Manufacturers are also more aware of the problems that temporal light modulation artifacts can have on the smartphone users’ experience, and they are also taking action. Some manufacturers have introduced features that aim to minimize the TLAs to improve the overall experience, such as boosting the frequencies of PWM, adjusting light modulation or increasing screen refresh rates, and other anti-flicker mode settings to minimize the potential harmful effects.

This photo shows the benefits of tuning PWM frequencies in order to improve the overall display experience. The high PWM frequency makes the center screen more comfortable to read. The width of the bright and dimmed band are the duty cycles of the PWM.

Others have also started listing the maximum frequency of their device’s PWM in their specifications to indicate that their screens are tuned to try to minimize temporal light artifacts. The PWM frequency can be a useful spec for users sensitive to TLAs because the higher the frequency, the less likely that TLAs will be perceived.


Not everyone will suffer from the side effects of TLAs in the same way, but it’s important to be aware of the factors that can lead to the probability of TLAs.

As we have seen, PWM and other factors contribute to temporal light artifacts on smartphone displays.

Display manufacturers have been more readily able to propose solutions to flicker because it is the TLA that has been extensively discussed, studied, and measured. Further research is still necessary for TLAs such as the phantom array effects to comprehend their impact on the human visual system.

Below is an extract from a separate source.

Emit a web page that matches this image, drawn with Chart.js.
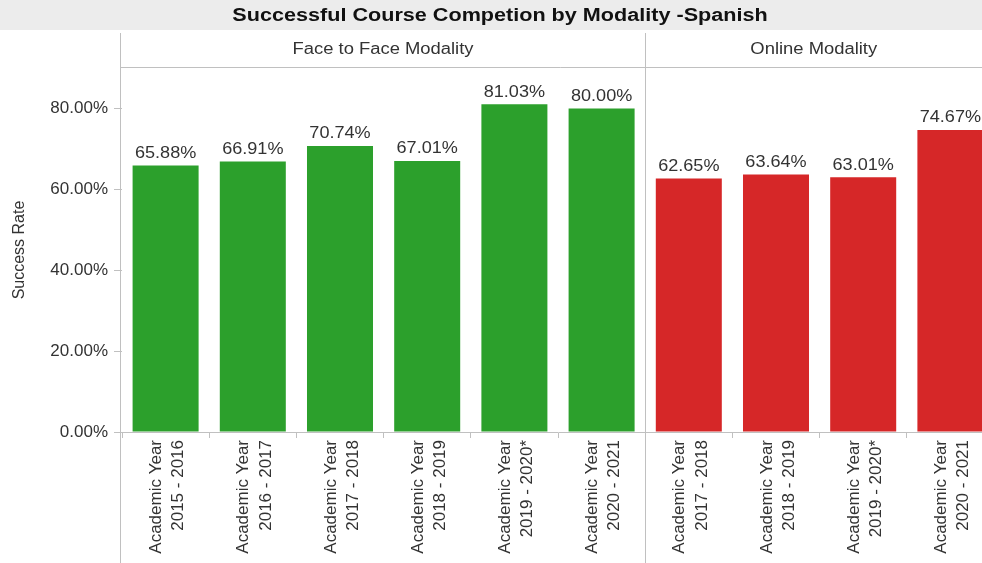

In the end, the tuning of a smartphone display plays a key role in the user’s overall experience. DXOMARK provides the elements and measurements related to eye comfort, particularly the flicker perception metric, on the product page of eligible devices. A better understanding of temporal light artifacts and their effects on users, along with better ways to measure them, will lead to the necessary solutions that will empower smartphone users with the tools and settings to enjoy their devices safely for a long time and keep their vision healthy.